No idea. Enabling the connections debug facility (via STTRACE enviroment variable or in UI actions->logs) would add more information about what’s going on with connection handling.

The thing is, your latest support bundle shows that things also go back to working without a restart. As I wrote above, detecting dead connection might be slow, so a restart will help (as new connections are established on start).

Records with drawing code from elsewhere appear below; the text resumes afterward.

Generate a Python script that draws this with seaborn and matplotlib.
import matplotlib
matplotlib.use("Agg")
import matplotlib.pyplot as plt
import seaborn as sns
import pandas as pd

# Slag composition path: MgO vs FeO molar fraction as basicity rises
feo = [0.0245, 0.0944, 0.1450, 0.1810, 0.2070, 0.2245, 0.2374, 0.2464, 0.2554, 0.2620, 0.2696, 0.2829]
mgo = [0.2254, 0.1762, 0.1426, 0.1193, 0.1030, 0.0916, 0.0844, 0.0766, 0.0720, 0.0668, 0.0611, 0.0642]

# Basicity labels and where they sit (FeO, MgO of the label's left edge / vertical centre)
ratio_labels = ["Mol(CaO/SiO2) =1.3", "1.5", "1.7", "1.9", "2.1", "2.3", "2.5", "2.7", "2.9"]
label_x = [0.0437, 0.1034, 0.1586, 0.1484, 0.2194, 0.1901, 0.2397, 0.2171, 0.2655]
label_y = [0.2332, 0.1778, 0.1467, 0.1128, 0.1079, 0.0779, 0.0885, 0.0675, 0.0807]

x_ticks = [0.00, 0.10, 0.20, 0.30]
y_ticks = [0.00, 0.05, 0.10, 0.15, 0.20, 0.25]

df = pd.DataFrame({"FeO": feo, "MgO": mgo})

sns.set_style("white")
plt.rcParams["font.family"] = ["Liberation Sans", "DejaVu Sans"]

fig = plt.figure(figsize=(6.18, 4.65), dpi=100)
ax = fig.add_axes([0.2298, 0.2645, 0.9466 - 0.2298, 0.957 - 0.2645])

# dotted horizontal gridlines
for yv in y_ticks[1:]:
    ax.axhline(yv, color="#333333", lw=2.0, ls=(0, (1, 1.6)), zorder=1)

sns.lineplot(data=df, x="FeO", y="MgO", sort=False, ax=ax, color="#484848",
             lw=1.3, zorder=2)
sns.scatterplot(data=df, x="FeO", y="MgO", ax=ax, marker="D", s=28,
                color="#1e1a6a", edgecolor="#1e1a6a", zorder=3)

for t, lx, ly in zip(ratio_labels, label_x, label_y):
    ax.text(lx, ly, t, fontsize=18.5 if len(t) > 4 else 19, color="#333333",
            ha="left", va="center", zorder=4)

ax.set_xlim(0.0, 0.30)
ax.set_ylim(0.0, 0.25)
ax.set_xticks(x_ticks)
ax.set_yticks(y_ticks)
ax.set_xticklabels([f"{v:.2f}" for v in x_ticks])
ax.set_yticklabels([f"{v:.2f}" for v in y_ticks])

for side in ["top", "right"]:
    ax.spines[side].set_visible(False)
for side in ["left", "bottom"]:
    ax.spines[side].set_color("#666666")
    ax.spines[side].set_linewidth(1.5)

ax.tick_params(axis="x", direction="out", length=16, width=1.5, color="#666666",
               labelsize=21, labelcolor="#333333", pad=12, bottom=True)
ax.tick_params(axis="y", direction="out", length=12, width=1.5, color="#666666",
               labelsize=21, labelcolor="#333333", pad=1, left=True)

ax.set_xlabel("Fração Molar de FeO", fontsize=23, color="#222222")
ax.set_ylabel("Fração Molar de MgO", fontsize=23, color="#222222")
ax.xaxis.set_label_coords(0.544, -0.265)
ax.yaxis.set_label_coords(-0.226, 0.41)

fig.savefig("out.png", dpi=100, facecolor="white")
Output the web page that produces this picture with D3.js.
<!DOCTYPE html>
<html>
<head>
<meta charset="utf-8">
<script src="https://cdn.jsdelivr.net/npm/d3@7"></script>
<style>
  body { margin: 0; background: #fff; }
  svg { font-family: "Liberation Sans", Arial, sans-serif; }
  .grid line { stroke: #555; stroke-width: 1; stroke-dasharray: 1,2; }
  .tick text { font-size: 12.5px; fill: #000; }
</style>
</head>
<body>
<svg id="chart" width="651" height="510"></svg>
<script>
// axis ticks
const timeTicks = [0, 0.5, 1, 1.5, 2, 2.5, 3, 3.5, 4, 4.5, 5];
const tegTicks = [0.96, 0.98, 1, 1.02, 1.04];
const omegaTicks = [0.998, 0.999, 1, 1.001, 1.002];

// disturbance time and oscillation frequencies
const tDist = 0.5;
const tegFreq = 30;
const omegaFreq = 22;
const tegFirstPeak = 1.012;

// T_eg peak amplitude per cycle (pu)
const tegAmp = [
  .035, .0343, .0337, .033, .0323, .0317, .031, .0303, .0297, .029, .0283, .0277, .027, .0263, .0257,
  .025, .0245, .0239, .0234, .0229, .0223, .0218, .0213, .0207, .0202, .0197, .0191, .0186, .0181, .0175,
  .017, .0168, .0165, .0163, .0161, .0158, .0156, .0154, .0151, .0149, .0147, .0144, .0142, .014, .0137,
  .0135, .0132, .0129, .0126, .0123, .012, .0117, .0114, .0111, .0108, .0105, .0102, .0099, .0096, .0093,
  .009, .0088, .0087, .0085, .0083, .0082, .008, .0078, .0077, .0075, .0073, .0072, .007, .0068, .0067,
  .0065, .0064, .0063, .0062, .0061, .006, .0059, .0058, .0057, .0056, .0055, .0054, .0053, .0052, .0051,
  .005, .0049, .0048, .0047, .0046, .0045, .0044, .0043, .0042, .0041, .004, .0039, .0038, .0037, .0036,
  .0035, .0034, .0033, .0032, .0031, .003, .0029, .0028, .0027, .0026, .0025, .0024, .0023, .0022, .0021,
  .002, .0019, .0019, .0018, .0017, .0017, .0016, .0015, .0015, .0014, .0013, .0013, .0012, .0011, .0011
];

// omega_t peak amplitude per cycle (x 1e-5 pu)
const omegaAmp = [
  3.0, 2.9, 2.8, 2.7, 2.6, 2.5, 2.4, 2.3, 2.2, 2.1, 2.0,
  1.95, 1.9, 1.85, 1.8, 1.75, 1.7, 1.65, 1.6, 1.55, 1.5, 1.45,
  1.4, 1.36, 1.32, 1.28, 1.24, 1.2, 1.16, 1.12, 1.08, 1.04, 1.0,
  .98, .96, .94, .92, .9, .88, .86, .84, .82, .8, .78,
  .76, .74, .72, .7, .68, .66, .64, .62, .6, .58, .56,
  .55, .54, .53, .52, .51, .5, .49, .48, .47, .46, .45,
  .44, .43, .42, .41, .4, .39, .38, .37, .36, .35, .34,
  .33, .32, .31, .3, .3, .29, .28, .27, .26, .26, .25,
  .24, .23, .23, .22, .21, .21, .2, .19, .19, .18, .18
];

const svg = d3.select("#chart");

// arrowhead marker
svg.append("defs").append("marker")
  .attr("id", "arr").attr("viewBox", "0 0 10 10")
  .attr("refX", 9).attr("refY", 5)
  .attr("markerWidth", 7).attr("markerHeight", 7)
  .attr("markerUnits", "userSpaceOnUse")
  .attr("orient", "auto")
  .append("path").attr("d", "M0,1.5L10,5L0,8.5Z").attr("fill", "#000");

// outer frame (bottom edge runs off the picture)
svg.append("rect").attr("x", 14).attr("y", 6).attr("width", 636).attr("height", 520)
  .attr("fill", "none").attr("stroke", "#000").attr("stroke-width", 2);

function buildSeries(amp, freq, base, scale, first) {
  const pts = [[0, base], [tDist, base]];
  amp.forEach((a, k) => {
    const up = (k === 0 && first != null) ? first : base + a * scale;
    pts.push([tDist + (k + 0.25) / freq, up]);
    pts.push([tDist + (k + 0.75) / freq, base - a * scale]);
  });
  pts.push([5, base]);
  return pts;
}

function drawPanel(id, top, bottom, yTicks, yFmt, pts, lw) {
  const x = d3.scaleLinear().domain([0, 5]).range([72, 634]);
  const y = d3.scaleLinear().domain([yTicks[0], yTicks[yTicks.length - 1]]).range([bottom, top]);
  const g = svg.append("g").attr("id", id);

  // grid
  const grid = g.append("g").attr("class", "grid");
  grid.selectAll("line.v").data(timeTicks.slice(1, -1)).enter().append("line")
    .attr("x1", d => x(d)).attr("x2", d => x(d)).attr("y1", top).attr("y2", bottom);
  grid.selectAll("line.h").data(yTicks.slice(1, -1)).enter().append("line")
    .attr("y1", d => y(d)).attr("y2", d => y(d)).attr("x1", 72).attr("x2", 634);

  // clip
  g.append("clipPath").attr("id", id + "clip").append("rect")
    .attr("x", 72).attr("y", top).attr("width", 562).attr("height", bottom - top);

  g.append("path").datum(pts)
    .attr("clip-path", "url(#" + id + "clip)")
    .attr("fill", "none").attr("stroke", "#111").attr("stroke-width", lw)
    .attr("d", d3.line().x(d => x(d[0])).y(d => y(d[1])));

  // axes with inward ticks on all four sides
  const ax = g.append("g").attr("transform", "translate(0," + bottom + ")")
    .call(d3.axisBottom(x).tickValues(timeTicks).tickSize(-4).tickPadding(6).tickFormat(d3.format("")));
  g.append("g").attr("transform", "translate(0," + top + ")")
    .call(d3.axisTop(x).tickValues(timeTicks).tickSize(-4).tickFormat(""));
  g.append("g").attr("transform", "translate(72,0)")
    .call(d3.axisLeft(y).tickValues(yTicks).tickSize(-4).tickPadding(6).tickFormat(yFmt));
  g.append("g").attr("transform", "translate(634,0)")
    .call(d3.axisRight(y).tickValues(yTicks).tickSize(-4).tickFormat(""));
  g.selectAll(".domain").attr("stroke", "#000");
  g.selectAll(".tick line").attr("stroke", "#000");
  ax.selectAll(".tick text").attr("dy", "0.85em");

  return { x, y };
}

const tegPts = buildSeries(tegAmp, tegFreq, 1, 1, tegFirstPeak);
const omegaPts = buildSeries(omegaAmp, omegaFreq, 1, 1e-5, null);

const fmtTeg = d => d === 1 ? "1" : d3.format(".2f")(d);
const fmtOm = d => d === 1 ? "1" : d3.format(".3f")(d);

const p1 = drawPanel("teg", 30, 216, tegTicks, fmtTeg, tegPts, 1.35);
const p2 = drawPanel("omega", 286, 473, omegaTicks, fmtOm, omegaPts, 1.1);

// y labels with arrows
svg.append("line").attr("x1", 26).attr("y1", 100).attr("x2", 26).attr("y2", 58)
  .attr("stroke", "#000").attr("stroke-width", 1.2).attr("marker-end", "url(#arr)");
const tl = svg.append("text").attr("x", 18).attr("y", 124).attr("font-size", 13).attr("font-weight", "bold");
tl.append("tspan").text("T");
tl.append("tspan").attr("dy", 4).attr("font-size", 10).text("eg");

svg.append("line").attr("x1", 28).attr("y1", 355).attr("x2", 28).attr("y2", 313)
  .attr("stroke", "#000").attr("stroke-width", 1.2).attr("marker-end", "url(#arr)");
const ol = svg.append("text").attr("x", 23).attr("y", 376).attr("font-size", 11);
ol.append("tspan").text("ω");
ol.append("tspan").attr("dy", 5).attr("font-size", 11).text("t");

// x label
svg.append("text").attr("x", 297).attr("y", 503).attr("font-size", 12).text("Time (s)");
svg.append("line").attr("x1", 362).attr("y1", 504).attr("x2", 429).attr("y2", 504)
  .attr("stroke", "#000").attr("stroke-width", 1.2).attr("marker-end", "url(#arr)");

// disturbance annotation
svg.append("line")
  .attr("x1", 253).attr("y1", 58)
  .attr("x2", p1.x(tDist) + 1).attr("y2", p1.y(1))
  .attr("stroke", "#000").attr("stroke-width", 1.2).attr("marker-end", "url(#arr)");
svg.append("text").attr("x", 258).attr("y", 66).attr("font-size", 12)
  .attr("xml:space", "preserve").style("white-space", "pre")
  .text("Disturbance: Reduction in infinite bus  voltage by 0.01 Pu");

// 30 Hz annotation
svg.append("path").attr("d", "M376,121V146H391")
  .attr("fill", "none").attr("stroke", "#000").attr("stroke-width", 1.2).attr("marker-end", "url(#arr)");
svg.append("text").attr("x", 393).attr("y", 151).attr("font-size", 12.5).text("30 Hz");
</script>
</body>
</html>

Currently I am seeing disconnections in the logs, and the only reason I know of for that is your statement that connections are sketchy. So I have currently no pointers at anything that’s wrong (which is not saying that there is nothing wrong).

Hi, just wanted to give an update:

I am now on Version 1.2.2 with the same behaviour. I tried:

  • going back to Version 1.1.2 - still the same

  • using SyncTrayzor(because with drops in syncspeed, i saw that the web-gui was also frozen) - still the same

  • installing a new networkcard(because resetting the networkconnection in windows gave instant speedup again) - still the same

Don’t know if this information is of any value, but the syncspeed seems to be in direct relation to the responsiveness of any (web/synctrayzor) gui. Oh and the sketchy connection to the other devices is no big issue on another server i am running.